# Table saw sled safety question



## skatefriday (May 5, 2014)

So I made a sled for my table saw roughly following the Wood Whisperer
and other's similar designs. I've found that if I want accurate cuts I need
to clamp the workpiece to fence otherwise I can't get an accurate 90 degrees.

My fence is tall enough that I can't comfortably get my fingers securely onto
the workpiece and I'd rather be concentrating on pushing the sled and
watching where my hands are relative to the saw blade than focusing on
ensuring the workpiece doesn't move anyway.

The question is, is it safe to clamp stop blocks on both sides
of the workpiece if the workpiece is shorter than the fence
to keep it from moving side to side as it passes
through the blade, or do I really want a solution where I'm only
clamping one side?


----------



## TiggerWood (Jan 1, 2014)

I've heard over and over again that that would be dangerous to clamp both sides.


----------



## Nubsnstubs (Aug 30, 2013)

I don't know what size your blade is, but when building slideboards for a 10" saw, I usually build my infeed and outfeed fence out of a 5" piece hickory or oak x width of saw table. The bottom of the board is usually Baltic Birch, but any good quality plywood will work. 
Where the blade cuts through, measure 3" on either side, and then measure 2" down from the top. Mark a raduis or ogee connecting from the top to the lines. Cut the waste material away, leaving a a flat dome at the center of the fence, route the edges with a roundover bit, and assemble the slideboard.
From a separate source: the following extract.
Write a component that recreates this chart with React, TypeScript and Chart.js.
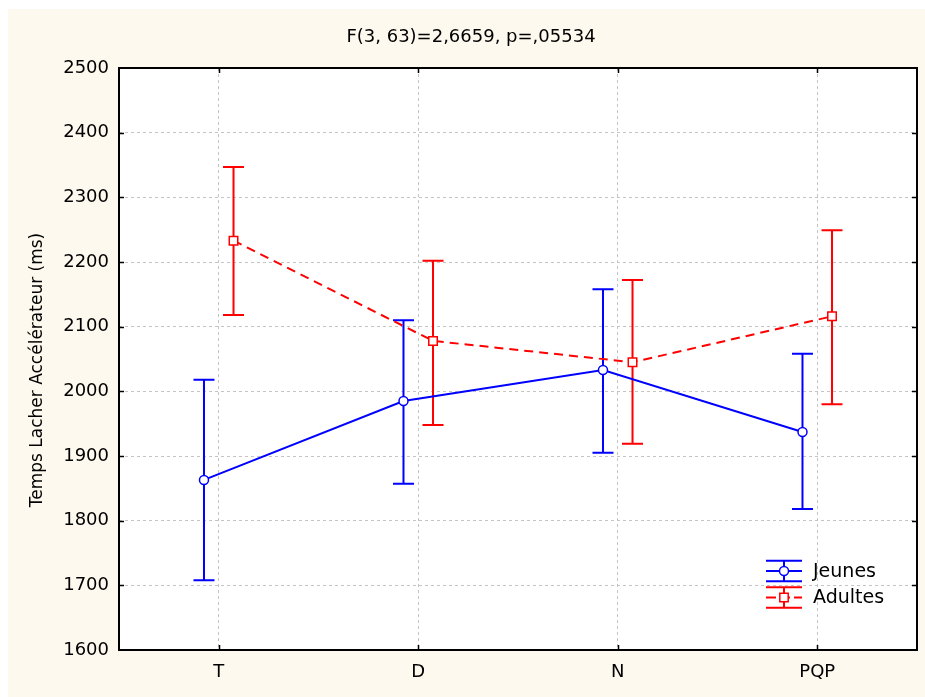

At the center you should have about 1 1/4" of solid wood above the blade height after cutting through, and about 2 1/4" on the outsides of the board giving you plenty of grip on your material without clamps. Stop blocks are good for multiple cuts, but you must be holding the wood if you don't use other types of hold downs. Do not clamp both sides of the wood as you will likely get a kick back or catch that could possibly cause bodily injury of saw damage. 
I've had over 60 of these slideboards in my shop when I was actively engaged in woodworking and consider myself knowledgable in their uses. If this site wasn't such a pain in the butt to post pictures, I would post several if I had pictures.. Maybe tomorrow.
Sometime before assembly, I usually chamfer the fence where it meets the plywood to eliminate chip/dust buildup that will eventually cause your piece to be out of square. .... Jerry (in Tucson)


----------



## skatefriday (May 5, 2014)

Just clarify, I'm not clamping both sides, I'm using 1" scrap stop blocks on both sides and clamping the stop blocks to the fence. The workpiece has no direct clamping it just abuts the stop blocks on both sides.

I have a G1023. 10" blade with riving knife.

I made the back fence and fastened it before I realized it really needed to be shorter if I were to use hands to secure the workpiece.


----------



## gfadvm (Jan 13, 2011)

A stop block on both side works reasonably well IF you never back your sled/workpiece up after a cut. But using one stop block and a holddown for your stock is best.


----------



## TheWoodenOyster (Feb 6, 2013)

Mmmm…. I wouldn't if I were you. gfadvm is probably correct in saying that if you never back up the sled, you might be ok, but I still wouldn't put stop blocks on both ends.This is the scenario I worry about: You cut all the way through the board at the "front" side of the blade and proceed to push the board all the way through the blade. It is very possible that the two pieces that you just made by cutting one piece in half will want to drift against the body of the blade. This isn't a big deal until you hit the teeth on the way out. I wouldn't expect anything catastrophic, but you might end up nipping some of your fresh cut corners. Hope that made sense. I think it is much safer to put two clamps on the actual board you are cutting, preferably both on one side of the blade. That way they don't move even after they are cut.


----------



## gfadvm (Jan 13, 2011)

I agree with oyster. Clamps or holddowns are the safest way to go.


----------



## CharlieM1958 (Nov 7, 2006)

I agree the stop blocks are a bad idea. If you clamp them tightly enough against the ends of the work piece to keep it from moving, there may be enough tension to push the cut end into the blade as it passes through… not a great scenario.

I would say the fence should be low enough to hand-hold.


----------



## steve_in_ohio (Dec 28, 2013)

look at my table saw sled V2 in my projects and I have the one stop block and a hold down clamp set up if you need some ideas


----------



## skatefriday (May 5, 2014)

Nice sled design. The push/pull handle is awesome.

I suppose I have some work to do…


----------



## Nubsnstubs (Aug 30, 2013)

Here is the picture I said I'd post. I don't have any problems securing my wood with my hands. No need for clamps or things like that, other than one for a stop block. ........... Jerry (in Tucson).


----------